Kitty Q – A Quantum Adventure
iOS & Android, Free (Philipp Stollenmayer)
Schrödinger’s Cat was originally designed as a thought experiment to debunk the insanity of quantum physics. Instead, it became the way most people are introduced to it, leading you towards a set of ideas that appear almost capriciously counter-intuitive.
Kitty Q takes the cat as its central theme and uses elegantly crafted mini-games to bring the story and the entire field of science to life for children. It’s a massive task given that it’s a subject impenetrable to most adults.
Heisenberg’s Uncertainty Principal, complex numbers, and quantum superposition are all handled concisely and with an incredible lightness of touch, in a game that manages to walk the impossible tightrope between education and entertainment.
Baba Is You
iOS & Android, £6.99 (Hempuli)
What initially appears to be a grammatically-bereft title is actually a clue that Baba Is You is a game of logic, its hero and every other aspect of its world controllable via a set of statements that you interact with by nudging them into place with Baba.

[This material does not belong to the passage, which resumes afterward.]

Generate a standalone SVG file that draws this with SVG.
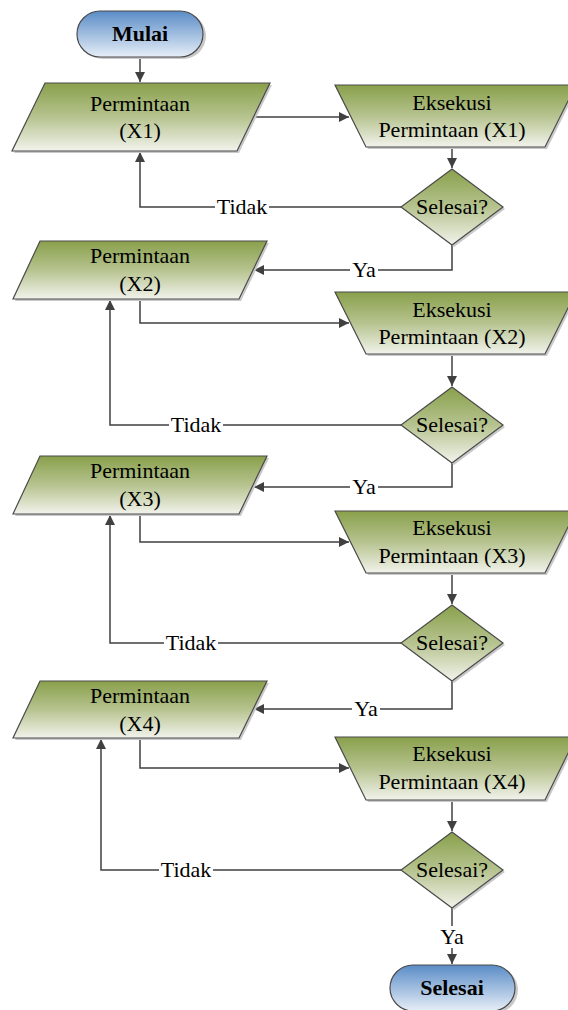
<svg xmlns="http://www.w3.org/2000/svg" width="568" height="1010" viewBox="0 0 568 1010">
<style>
text{font-family:"Liberation Serif","Times New Roman",serif;font-size:22px;fill:#000;text-anchor:middle}
.b{font-weight:bold}
.sh{fill:#c9c9c9;stroke:none}
.g{fill:url(#gg);stroke:#4a4a4a;stroke-width:1.2}
.bl{fill:url(#bg);stroke:#4a4a4a;stroke-width:1.2}
.c{fill:none;stroke:#404040;stroke-width:1.5}
.lb{fill:#fff;stroke:none}
</style>
<defs>
<linearGradient id="gg" x1="0" y1="0" x2="0" y2="1">
<stop offset="0" stop-color="#89a04b"/>
<stop offset="0.5" stop-color="#b6c38f"/>
<stop offset="1" stop-color="#f2f3ec"/>
</linearGradient>
<linearGradient id="bg" x1="0" y1="0" x2="0" y2="1">
<stop offset="0" stop-color="#5a8cc7"/>
<stop offset="1" stop-color="#e6eef7"/>
</linearGradient>
<marker id="ah" viewBox="0 0 10 10" refX="10" refY="5" markerWidth="11" markerHeight="10" orient="auto" markerUnits="userSpaceOnUse">
<path d="M0,0 L10,5 L0,10 z" fill="#404040"/>
</marker>
</defs>

<g id="connectors">
<path class="c" d="M140,57 V82" marker-end="url(#ah)"/>
<path class="c" d="M254,117 H349" marker-end="url(#ah)"/>
<path class="c" d="M452,147 V168" marker-end="url(#ah)"/>
<path class="c" d="M401,207 H140 V152" marker-end="url(#ah)"/>
<path class="c" d="M452,245 V270 H254" marker-end="url(#ah)"/>
<path class="c" d="M140,299 V323 H349" marker-end="url(#ah)"/>
<path class="c" d="M452,354 V386" marker-end="url(#ah)"/>
<path class="c" d="M401,425 H110 V300" marker-end="url(#ah)"/>
<path class="c" d="M452,463 V487 H254" marker-end="url(#ah)"/>
<path class="c" d="M140,514 V542 H349" marker-end="url(#ah)"/>
<path class="c" d="M452,573 V604" marker-end="url(#ah)"/>
<path class="c" d="M401,643 H110 V515" marker-end="url(#ah)"/>
<path class="c" d="M452,681 V709 H254" marker-end="url(#ah)"/>
<path class="c" d="M140,738 V768 H349" marker-end="url(#ah)"/>
<path class="c" d="M452,800 V831" marker-end="url(#ah)"/>
<path class="c" d="M401,870 H101 V739" marker-end="url(#ah)"/>
<path class="c" d="M452,908 V964" marker-end="url(#ah)"/>
<rect class="lb" x="215" y="197" width="54" height="20"/>
<text x="242" y="214">Tidak</text>
<rect class="lb" x="350" y="260" width="28" height="20"/>
<text x="364" y="277">Ya</text>
<rect class="lb" x="169" y="415" width="54" height="20"/>
<text x="196" y="432">Tidak</text>
<rect class="lb" x="350" y="477" width="28" height="20"/>
<text x="364" y="494">Ya</text>
<rect class="lb" x="164" y="633" width="54" height="20"/>
<text x="191" y="650">Tidak</text>
<rect class="lb" x="352" y="699" width="28" height="20"/>
<text x="366" y="716">Ya</text>
<rect class="lb" x="159" y="860" width="54" height="20"/>
<text x="186" y="877">Tidak</text>
<rect class="lb" x="438" y="926" width="28" height="22"/>
<text x="452" y="944">Ya</text>
</g>

<g id="mulai">
<rect class="sh" x="80" y="13" width="126" height="46" rx="23"/>
<rect class="bl" x="77" y="11" width="126" height="46" rx="23"/>
<text class="b" x="140" y="41">Mulai</text>
</g>

<g id="permintaan-x1">
<polygon class="sh" points="47,85 272,85 239,153 14,153"/>
<polygon class="g" points="45,83 270,83 237,151 12,151"/>
<text x="140" y="111">Permintaan</text>
<text x="140" y="138">(X1)</text>
</g>
<g id="eksekusi-x1">
<polygon class="sh" points="337,87 578,87 547,149 368,149"/>
<polygon class="g" points="335,85 576,85 545,147 366,147"/>
<text x="452" y="110">Eksekusi</text>
<text x="452" y="137">Permintaan (X1)</text>
</g>
<g id="selesai-1">
<polygon class="sh" points="454,171 505,209 454,247 403,209"/>
<polygon class="g" points="452,169 503,207 452,245 401,207"/>
<text x="452" y="214">Selesai?</text>
</g>

<g id="permintaan-x2">
<polygon class="sh" points="42,243 269,243 241,301 15,301"/>
<polygon class="g" points="40,241 267,241 239,299 13,299"/>
<text x="140" y="263">Permintaan</text>
<text x="140" y="291">(X2)</text>
</g>
<g id="eksekusi-x2">
<polygon class="sh" points="337,294 578,294 547,356 368,356"/>
<polygon class="g" points="335,292 576,292 545,354 366,354"/>
<text x="452" y="317">Eksekusi</text>
<text x="452" y="344">Permintaan (X2)</text>
</g>
<g id="selesai-2">
<polygon class="sh" points="454,389 505,427 454,465 403,427"/>
<polygon class="g" points="452,387 503,425 452,463 401,425"/>
<text x="452" y="432">Selesai?</text>
</g>

<g id="permintaan-x3">
<polygon class="sh" points="42,458 269,458 241,516 15,516"/>
<polygon class="g" points="40,456 267,456 239,514 13,514"/>
<text x="140" y="478">Permintaan</text>
<text x="140" y="506">(X3)</text>
</g>
<g id="eksekusi-x3">
<polygon class="sh" points="337,513 578,513 547,575 368,575"/>
<polygon class="g" points="335,511 576,511 545,573 366,573"/>
<text x="452" y="535">Eksekusi</text>
<text x="452" y="563">Permintaan (X3)</text>
</g>
<g id="selesai-3">
<polygon class="sh" points="454,607 505,645 454,683 403,645"/>
<polygon class="g" points="452,605 503,643 452,681 401,643"/>
<text x="452" y="650">Selesai?</text>
</g>

<g id="permintaan-x4">
<polygon class="sh" points="42,683 269,683 241,740 15,740"/>
<polygon class="g" points="40,681 267,681 239,738 13,738"/>
<text x="140" y="703">Permintaan</text>
<text x="140" y="731">(X4)</text>
</g>
<g id="eksekusi-x4">
<polygon class="sh" points="337,739 578,739 547,802 368,802"/>
<polygon class="g" points="335,737 576,737 545,800 366,800"/>
<text x="452" y="761">Eksekusi</text>
<text x="452" y="789">Permintaan (X4)</text>
</g>
<g id="selesai-4">
<polygon class="sh" points="454,834 505,872 454,910 403,872"/>
<polygon class="g" points="452,832 503,870 452,908 401,870"/>
<text x="452" y="877">Selesai?</text>
</g>

<g id="selesai">
<rect class="sh" x="393" y="967" width="125" height="46" rx="23"/>
<rect class="bl" x="390" y="965" width="125" height="46" rx="23"/>
<text class="b" x="452" y="995">Selesai</text>
</g>
</svg>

Keep getting killed by an obstacle? You can render it harmless by changing the wording governing its effect. You can also make walls permeable or indeed change yourself into a wall, or simply make the victory condition something that’s already right next you.
Starting simply and becoming spectacularly deep and ingenious, this is a puzzle game for the ages, and plays as though it were conceived with mobiles in mind.